Most people may be questioning why this was a decision at all, who would not take a full ride to a $40,000 per year school?
Well, the short answer is Julia Smiley is not most people.
A free spirit who marches to the beat of her own drum, her passion is what separates her athletically and as an individual beyond her natural talent.
This past basketball season her competitive desire was certainly on display, as evident by the jubilation on her face after a big win or the agony following a tough loss.
Her zeal is what made this decision extremely difficult, for as much as she enjoys basketball, lacrosse is her favorite sport.
“It’s not like I hate basketball. I love them both, but I would have much rather played lacrosse,” Smiley said.
This is where the recruiting trail started for Smiley, back in early October, and oddly enough at Franklin Pierce.

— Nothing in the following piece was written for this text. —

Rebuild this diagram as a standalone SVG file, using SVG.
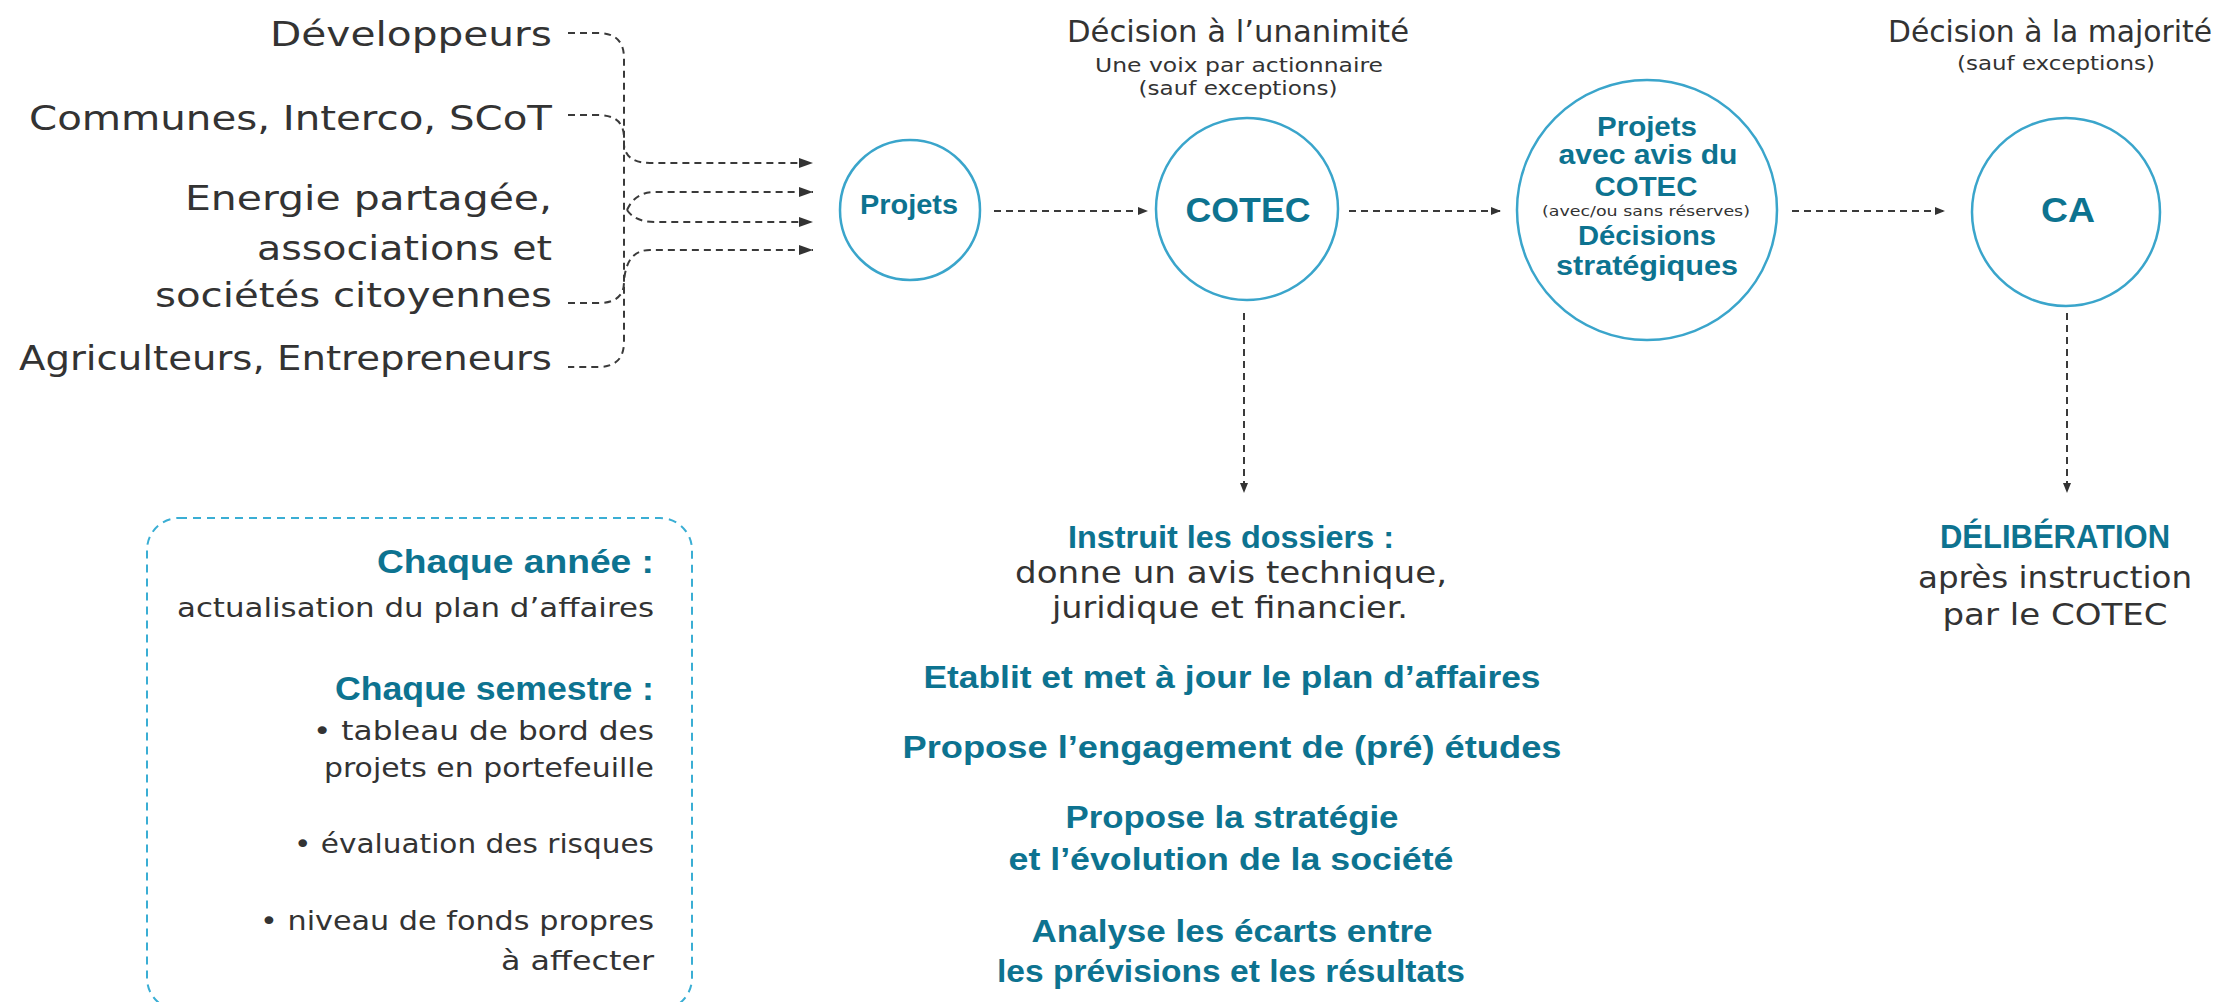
<svg xmlns="http://www.w3.org/2000/svg" width="2228" height="1002" viewBox="0 0 2228 1002">
<style>
.r{font-family:"DejaVu Sans","Liberation Sans",sans-serif;fill:#333;}
.bc{font-family:"Liberation Sans",Arial,sans-serif;font-weight:bold;fill:#0d7390;}
.bw{font-family:"Liberation Sans",Arial,sans-serif;font-weight:bold;fill:#0d7390;}
.node{fill:#fff;stroke:#3aa5cb;stroke-width:2.5;}
.conn{fill:none;stroke:#3a3a3a;stroke-width:2;stroke-dasharray:7 5;}
.end{text-anchor:end;}
.mid{text-anchor:middle;}
</style>
<defs>
<marker id="ah" viewBox="0 0 14 10" refX="14" refY="5" markerWidth="14" markerHeight="10" markerUnits="userSpaceOnUse" orient="auto"><path d="M0,0 L14,5 L0,10 z" fill="#333"/></marker>
<marker id="as" viewBox="0 0 10 8" refX="10" refY="4" markerWidth="10" markerHeight="8" markerUnits="userSpaceOnUse" orient="auto"><path d="M0,0 L10,4 L0,8 z" fill="#333"/></marker>
</defs>
<rect width="2228" height="1002" fill="#fff"/>

<g id="connectors">
<path class="conn" d="M568,33 H598 Q624,33 624,58 V342 Q624,367 598,367 H568"/>
<path class="conn" d="M568,115 H598 Q624,115 624,138 V145 Q626,163 650,163 H813" marker-end="url(#ah)"/>
<path class="conn" d="M568,303 H598 Q624,303 624,282 Q626,250 650,250 H813" marker-end="url(#ah)"/>
<path class="conn" d="M627,210 Q635,192 655,192 H813" marker-end="url(#ah)"/>
<path class="conn" d="M627,210 Q635,222 655,222 H813" marker-end="url(#ah)"/>
<path class="conn" d="M994,211 H1148" marker-end="url(#as)"/>
<path class="conn" d="M1349,211 H1501" marker-end="url(#as)"/>
<path class="conn" d="M1792,211 H1945" marker-end="url(#as)"/>
<path class="conn" d="M1244,313 V493" marker-end="url(#as)"/>
<path class="conn" d="M2067,313 V493" marker-end="url(#as)"/>
</g>

<g id="sources">
<text class="r end" x="552" y="46" font-size="33" textLength="282" lengthAdjust="spacingAndGlyphs">Développeurs</text>
<text class="r end" x="552" y="130" font-size="33" textLength="523" lengthAdjust="spacingAndGlyphs">Communes, Interco, SCoT</text>
<text class="r end" x="552" y="210" font-size="33" textLength="367" lengthAdjust="spacingAndGlyphs">Energie partagée,</text>
<text class="r end" x="552" y="260" font-size="33" textLength="295" lengthAdjust="spacingAndGlyphs">associations et</text>
<text class="r end" x="552" y="307" font-size="33" textLength="397" lengthAdjust="spacingAndGlyphs">sociétés citoyennes</text>
<text class="r end" x="552" y="370" font-size="33" textLength="533" lengthAdjust="spacingAndGlyphs">Agriculteurs, Entrepreneurs</text>
</g>

<g id="projets">
<circle class="node" cx="910" cy="210" r="70"/>
<text class="bc mid" x="909" y="214" font-size="28" textLength="98" lengthAdjust="spacingAndGlyphs">Projets</text>
</g>

<g id="cotec">
<text class="r mid" x="1238" y="42" font-size="30" textLength="342" lengthAdjust="spacingAndGlyphs">Décision à l’unanimité</text>
<text class="r mid" x="1239" y="72" font-size="20" textLength="288" lengthAdjust="spacingAndGlyphs">Une voix par actionnaire</text>
<text class="r mid" x="1238" y="95" font-size="20" textLength="199" lengthAdjust="spacingAndGlyphs">(sauf exceptions)</text>
<circle class="node" cx="1247" cy="209" r="91"/>
<text class="bc mid" x="1248" y="222" font-size="35" textLength="125" lengthAdjust="spacingAndGlyphs">COTEC</text>
</g>

<g id="avis">
<circle class="node" cx="1647" cy="210" r="130"/>
<text class="bc mid" x="1647" y="136" font-size="28" textLength="100" lengthAdjust="spacingAndGlyphs">Projets</text>
<text class="bc mid" x="1648" y="164" font-size="28" textLength="179" lengthAdjust="spacingAndGlyphs">avec avis du</text>
<text class="bc mid" x="1646" y="196" font-size="28" textLength="103" lengthAdjust="spacingAndGlyphs">COTEC</text>
<text class="r mid" x="1646" y="216" font-size="14" textLength="208" lengthAdjust="spacingAndGlyphs">(avec/ou sans réserves)</text>
<text class="bc mid" x="1647" y="245" font-size="28" textLength="138" lengthAdjust="spacingAndGlyphs">Décisions</text>
<text class="bc mid" x="1647" y="275" font-size="28" textLength="182" lengthAdjust="spacingAndGlyphs">stratégiques</text>
</g>

<g id="ca">
<text class="r mid" x="2050" y="42" font-size="30" textLength="324" lengthAdjust="spacingAndGlyphs">Décision à la majorité</text>
<text class="r mid" x="2056" y="70" font-size="20" textLength="198" lengthAdjust="spacingAndGlyphs">(sauf exceptions)</text>
<circle class="node" cx="2066" cy="212" r="94"/>
<text class="bc mid" x="2068" y="222" font-size="35" textLength="54" lengthAdjust="spacingAndGlyphs">CA</text>
</g>

<g id="cotec-roles">
<text class="bc mid" x="1231" y="548" font-size="31" textLength="326" lengthAdjust="spacingAndGlyphs">Instruit les dossiers :</text>
<text class="r mid" x="1231" y="583" font-size="30" textLength="432" lengthAdjust="spacingAndGlyphs">donne un avis technique,</text>
<text class="r mid" x="1230" y="618" font-size="30" textLength="356" lengthAdjust="spacingAndGlyphs">juridique et financier.</text>
<text class="bc mid" x="1232" y="688" font-size="31" textLength="617" lengthAdjust="spacingAndGlyphs">Etablit et met à jour le plan d’affaires</text>
<text class="bc mid" x="1232" y="758" font-size="31" textLength="659" lengthAdjust="spacingAndGlyphs">Propose l’engagement de (pré) études</text>
<text class="bc mid" x="1232" y="828" font-size="31" textLength="333" lengthAdjust="spacingAndGlyphs">Propose la stratégie</text>
<text class="bc mid" x="1231" y="870" font-size="31" textLength="445" lengthAdjust="spacingAndGlyphs">et l’évolution de la société</text>
<text class="bc mid" x="1232" y="942" font-size="31" textLength="401" lengthAdjust="spacingAndGlyphs">Analyse les écarts entre</text>
<text class="bc mid" x="1231" y="982" font-size="31" textLength="468" lengthAdjust="spacingAndGlyphs">les prévisions et les résultats</text>
</g>

<g id="deliberation">
<text class="bw mid" x="2055" y="548" font-size="34" textLength="230" lengthAdjust="spacingAndGlyphs">DÉLIBÉRATION</text>
<text class="r mid" x="2055" y="588" font-size="31" textLength="274" lengthAdjust="spacingAndGlyphs">après instruction</text>
<text class="r mid" x="2055" y="625" font-size="31" textLength="225" lengthAdjust="spacingAndGlyphs">par le COTEC</text>
</g>

<g id="calendrier">
<rect x="147" y="518" width="545" height="492" rx="32" fill="none" stroke="#3aaed4" stroke-width="2" stroke-dasharray="8 6"/>
<text class="bw end" x="654" y="573" font-size="34" textLength="277" lengthAdjust="spacingAndGlyphs">Chaque année :</text>
<text class="r end" x="654" y="617" font-size="27" textLength="477" lengthAdjust="spacingAndGlyphs">actualisation du plan d’affaires</text>
<text class="bw end" x="654" y="700" font-size="34" textLength="319" lengthAdjust="spacingAndGlyphs">Chaque semestre :</text>
<text class="r end" x="654" y="740" font-size="27" textLength="341" lengthAdjust="spacingAndGlyphs">• tableau de bord des</text>
<text class="r end" x="654" y="777" font-size="27" textLength="330" lengthAdjust="spacingAndGlyphs">projets en portefeuille</text>
<text class="r end" x="654" y="853" font-size="27" textLength="360" lengthAdjust="spacingAndGlyphs">• évaluation des risques</text>
<text class="r end" x="654" y="930" font-size="27" textLength="394" lengthAdjust="spacingAndGlyphs">• niveau de fonds propres</text>
<text class="r end" x="654" y="970" font-size="27" textLength="153" lengthAdjust="spacingAndGlyphs">à affecter</text>
</g>
</svg>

“It was one of the first schools I looked at, and I started looking at it for lacrosse,” Smiley said. “I went up and met with the team, and then saw a couple of other schools and decided it wasn’t my top choice anymore.”
Over the next few months Smiley visited a number of schools, eventually whittling her choices down to Virginia Wesleyan College and Sacred Heart University for lacrosse, or RIC for basketball.

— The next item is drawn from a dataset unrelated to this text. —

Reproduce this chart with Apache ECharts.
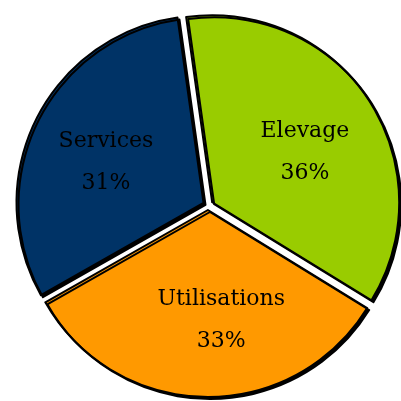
<!DOCTYPE html>
<html>
<head>
<meta charset="utf-8">
<script src="https://cdn.jsdelivr.net/npm/echarts@6/dist/echarts.min.js"></script>
<style>
  html, body { margin: 0; padding: 0; background: #fff; }
  #main { width: 401px; height: 401px; }
</style>
</head>
<body>
<div id="main"></div>
<script>
// parts du chiffre
var categories = ['Elevage', 'Utilisations', 'Services'];
var values = [36, 33, 31];
var colors = ['#99CC00', '#FF9900', '#003366'];

var chart = echarts.init(document.getElementById('main'));

var pieData = categories.map(function (name, i) {
    return {
        name: name,
        value: values[i],
        selected: true,
        itemStyle: { color: colors[i] }
    };
});

// petits décalages des étiquettes
var labelShift = [[12, 3], [15, 14], [-11, 2]];

chart.setOption({
    animation: false,
    series: [{
        type: 'pie',
        center: [208, 205],
        radius: 187,
        startAngle: 98,
        clockwise: true,
        selectedMode: 'multiple',
        selectedOffset: 5,
        itemStyle: {
            borderColor: '#000',
            borderWidth: 2,
            shadowColor: '#000',
            shadowBlur: 0,
            shadowOffsetX: 2,
            shadowOffsetY: 2
        },
        label: {
            show: true,
            position: 'inside',
            formatter: '{b}\n{c}%',
            color: '#000',
            fontFamily: 'DejaVu Serif',
            fontSize: 22,
            lineHeight: 42
        },
        labelLayout: function (p) {
            return { dx: labelShift[p.dataIndex][0], dy: labelShift[p.dataIndex][1] };
        },
        labelLine: { show: false },
        emphasis: { disabled: true },
        data: pieData
    }]
});
</script>
</body>
</html>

Life has a funny way of testing you, however, and just like the SATs sometimes your first choice turns out to be the right choice.
“I kind of crossed it [Franklin Pierce] off the list, so then I was between three other schools,” Smiley said. “Then coach [Simeone] called me up and said that he had talked to the coach there, and that he wanted to meet me.”
So two weeks ago Smiley took a return trip to Rindge, NH, this time on a visit to check out the basketball program, and as fate would have it this would not be the last time she will see the school.
Between the scenery of the area, the recent success of the program and the players there, Franklin Pierce seemed like a viable landing place.
“It just didn’t really seem like the place I wanted to be at the time, but when I went up again and drove around it was such a pretty area,” Smiley said. “All the girls up there are really passionate about the game, so it will maybe bring back my love for the game.”
It also did not hurt that over the past few seasons Franklin Pierce has been a major force in Division-II women’s basketball, making the Final Four in both 2009 and 2010 and earning the school’s first ever No. 1 national ranking in 2010.
After adding it all together, with the atmosphere, success of the program and amount of money awarded in scholarships, the other situations paled in comparison.
There was just one hang-up: Smiley would be unable to play lacrosse, the one sport that she had originally intended to play at Franklin Pierce.
“I would love to do both, but the coach [Hancock] said that they run so close together and overlap so much that I wouldn’t be able to do it,” Smiley said.
Not to mention that college coaches invest too much money in scholarships to risk their recruit get hurt playing another sport.
Unfortunately that is life, where sometimes you must make sacrifices for the greater good and recognize a positive situation when it comes along.
In a perfect world Smiley would be able to play both sports, but this world is far from perfect.
You are never going to get exactly what you want, that is just how it works, but sometimes the second option can be pretty damn good.
This is a lesson that Julia Smiley knows all too well, and is grateful to have known it.